At Warner Bros., Stanwyck helped Warner’s golden boy producer Daryl Zanuck to develop 1933’s “Baby Face” into a potent and lurid sexual Horatio Alger story. The film’s early scenes, which depicted Stanwyck’s character exploited in a series of unabashedly prurient precode sexual situations, were in fact the star’s idea. What initially appears to be kinky audience titillation turns out to be vital backstory once the film moves from mining camp to boardroom jungle.
Stanwyck ended her relationship with Warner Bros. in the late 1940s over losing the part of Dominique Francon in “The Fountainhead.” Author Ayn Rand, Stanwyck, and Stanwyck’s second husband, Robert Taylor, were all members of the Alliance for Preservation of American Ideals, a rabidly anti-communist organization that welcomed HUAC to Hollywood. The star championed Rand’s book to Warner’s story department for years. When Jack Warner green-lit the long-delayed film and cast Patricia Neal in the lead role, Stanwyck terminated her contract with the studio.
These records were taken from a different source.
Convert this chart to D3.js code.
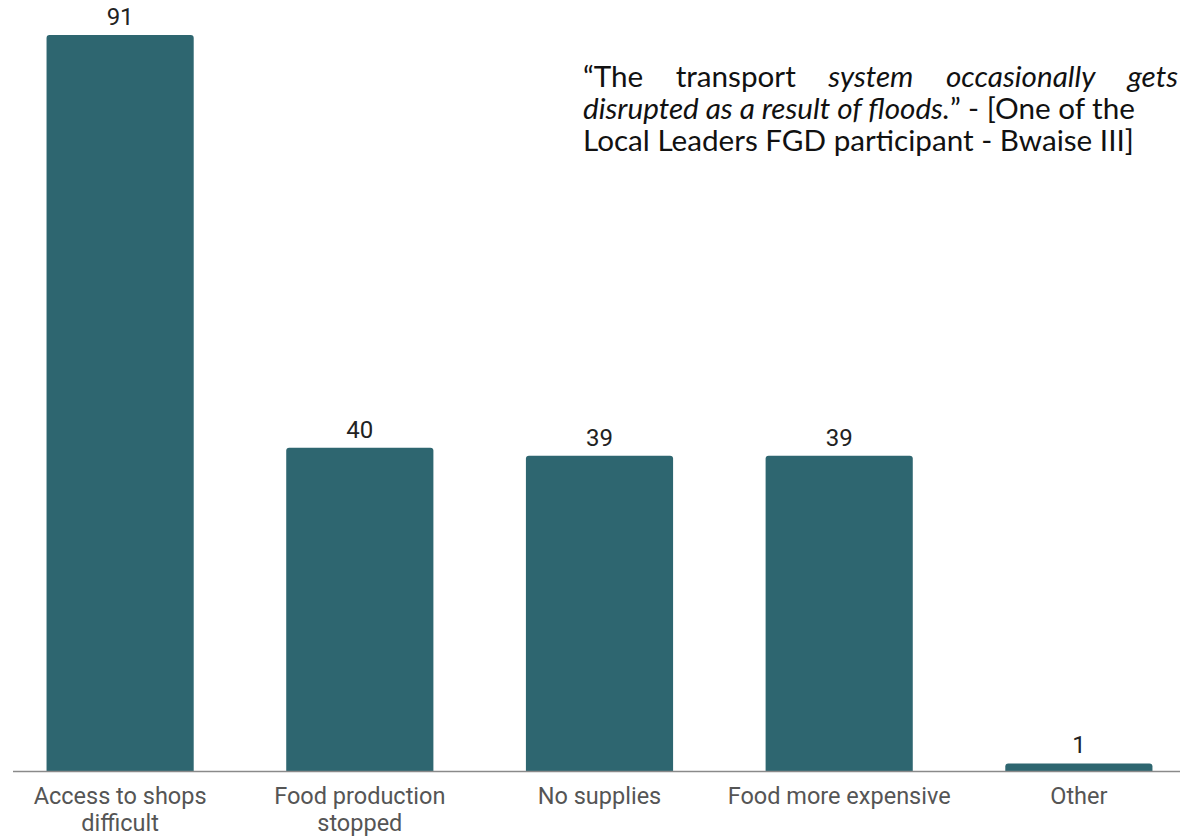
<!DOCTYPE html>
<html>
<head>
<meta charset="utf-8">
<script src="https://cdn.jsdelivr.net/npm/d3@7"></script>
<style>
  body { margin: 0; background: #fff; }
  svg { display: block; }
</style>
</head>
<body>
<svg id="chart"></svg>
<script>
var categories = ["Access to shops difficult", "Food production stopped", "No supplies", "Food more expensive", "Other"];
var labelLines = [["Access to shops", "difficult"], ["Food production", "stopped"], ["No supplies"], ["Food more expensive"], ["Other"]];
var values = [91, 40, 39, 39, 1];

var quoteLines = [
    [{t: "\u201CThe", i: false}, {t: "transport", i: false}, {t: "system", i: true}, {t: "occasionally", i: true}, {t: "gets", i: true}],
    [{t: "disrupted as a result of floods.", i: true}, {t: "\u201D - [One of the", i: false}],
    [{t: "Local Leaders FGD participant - Bwaise III]", i: false}]
];

var width = 1180, height = 838;
var baseline = 771.5;

var svg = d3.select("#chart")
    .attr("width", width)
    .attr("height", height);

var xScale = d3.scaleBand()
    .domain(categories)
    .range([1, 1198])
    .paddingInner(0.386)
    .paddingOuter(0.19);

var yScale = d3.scaleLinear()
    .domain([0, 91])
    .range([baseline, 35]);

// bars with slightly rounded tops
function barPath(d) {
    var x0 = xScale(d.c), w = xScale.bandwidth();
    var y0 = yScale(d.v), r = Math.min(3, (baseline - y0) / 2);
    return "M" + x0 + "," + baseline +
        "V" + (y0 + r) +
        "Q" + x0 + "," + y0 + " " + (x0 + r) + "," + y0 +
        "H" + (x0 + w - r) +
        "Q" + (x0 + w) + "," + y0 + " " + (x0 + w) + "," + (y0 + r) +
        "V" + baseline + "Z";
}

var data = categories.map(function(c, i){ return {c: c, v: values[i], lines: labelLines[i]}; });

svg.selectAll("path.bar")
    .data(data)
    .enter().append("path")
    .attr("class", "bar")
    .attr("fill", "#2e6670")
    .attr("d", barPath);

// axis line
svg.append("line")
    .attr("x1", 13).attr("x2", 1180)
    .attr("y1", baseline).attr("y2", baseline)
    .attr("stroke", "#8a8a8a")
    .attr("stroke-width", 1.5);

// value labels
svg.selectAll("text.val")
    .data(data)
    .enter().append("text")
    .attr("class", "val")
    .attr("x", function(d){ return xScale(d.c) + xScale.bandwidth() / 2; })
    .attr("y", function(d){ return yScale(d.v) - 10; })
    .attr("text-anchor", "middle")
    .attr("font-family", "Roboto, sans-serif")
    .attr("font-size", 24)
    .attr("fill", "#222")
    .text(function(d){ return d.v; });

// category labels
var cat = svg.selectAll("text.cat")
    .data(data)
    .enter().append("text")
    .attr("class", "cat")
    .attr("text-anchor", "middle")
    .attr("font-family", "Roboto, sans-serif")
    .attr("font-size", 23.5)
    .attr("fill", "#555");

cat.selectAll("tspan")
    .data(function(d){ return d.lines.map(function(l){ return {l: l, x: xScale(d.c) + xScale.bandwidth() / 2}; }); })
    .enter().append("tspan")
    .attr("x", function(d){ return d.x; })
    .attr("y", function(d, i){ return 804 + i * 27; })
    .text(function(d){ return d.l; });

// quote
var qx = 583, qRight = 1178;
var qBase = [87, 119, 151];

// size the quote font so the last line spans about 551px, as in the source
var probe = svg.append("text")
    .attr("font-family", "Lato, 'Open Sans', sans-serif")
    .attr("font-size", 26)
    .text(quoteLines[2][0].t);
var qSize = 26 * 551 / probe.node().getComputedTextLength();
probe.remove();

quoteLines.forEach(function(line, li) {
    var t = svg.append("text")
        .attr("y", qBase[li])
        .attr("font-family", "Lato, 'Open Sans', sans-serif")
        .attr("font-size", qSize)
        .attr("fill", "#111");
    if (li === 0) {
        // justified line: measure words then spread gaps
        var spans = line.map(function(w){
            return t.append("tspan")
                .attr("font-style", w.i ? "italic" : "normal")
                .text(w.t);
        });
        var widths = spans.map(function(s){ return s.node().getComputedTextLength(); });
        var total = d3.sum(widths);
        var gap = (qRight - qx - total) / (spans.length - 1);
        var cx = qx;
        spans.forEach(function(s, i){
            s.attr("x", cx);
            cx += widths[i] + gap;
        });
    } else {
        t.attr("x", qx);
        line.forEach(function(w){
            t.append("tspan")
                .attr("font-style", w.i ? "italic" : "normal")
                .text(w.t);
        });
    }
});
</script>
</body>
</html>
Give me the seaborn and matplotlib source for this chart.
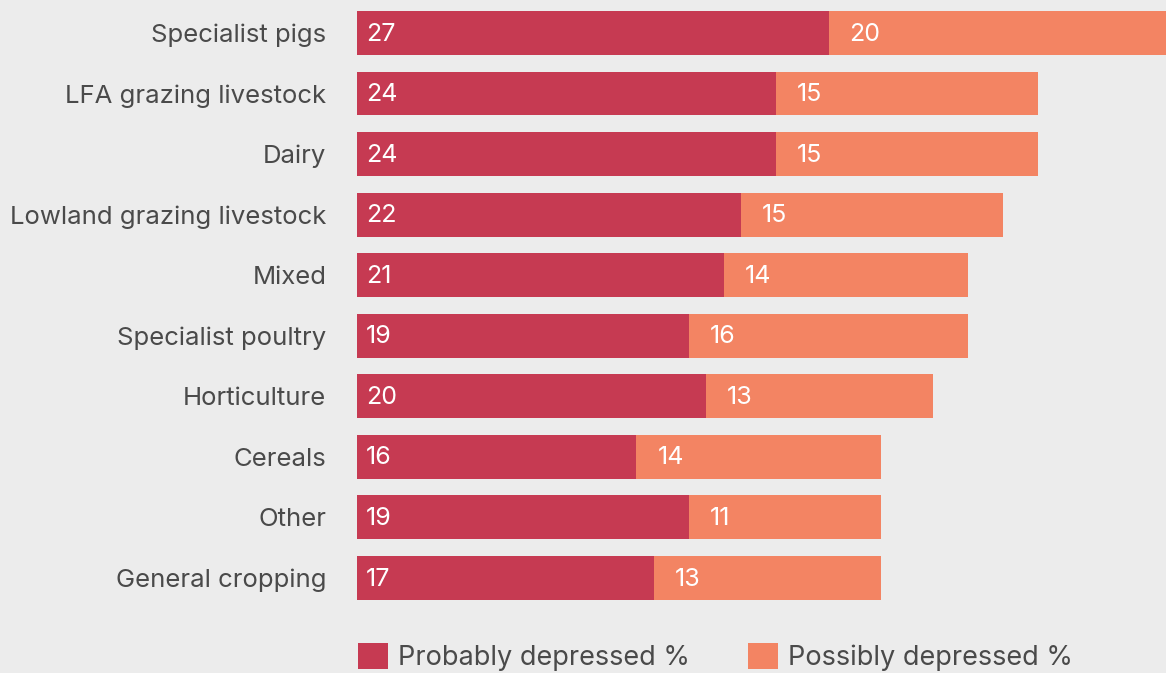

If any actress could have saved Rand’s purple prose and clunky symbolism from the absurd melodramatic oddity it subsequently became, it was Stanwyck. BAM’s program notes to the contrary, there was never anything “campy” about the actress. She was always a force of poised, earthy gravity no matter how over-the-top the film she was in. That’s what I loved about her and still do. She could sell just about any role to any audience as easily as she convinced Walter Neff that “murrdah” was just one of those secret things that lovers do together.
Through May 6 (30 Lafayette Ave., between Ashland Place and St. Felix Street, Brooklyn, 718-636-4100).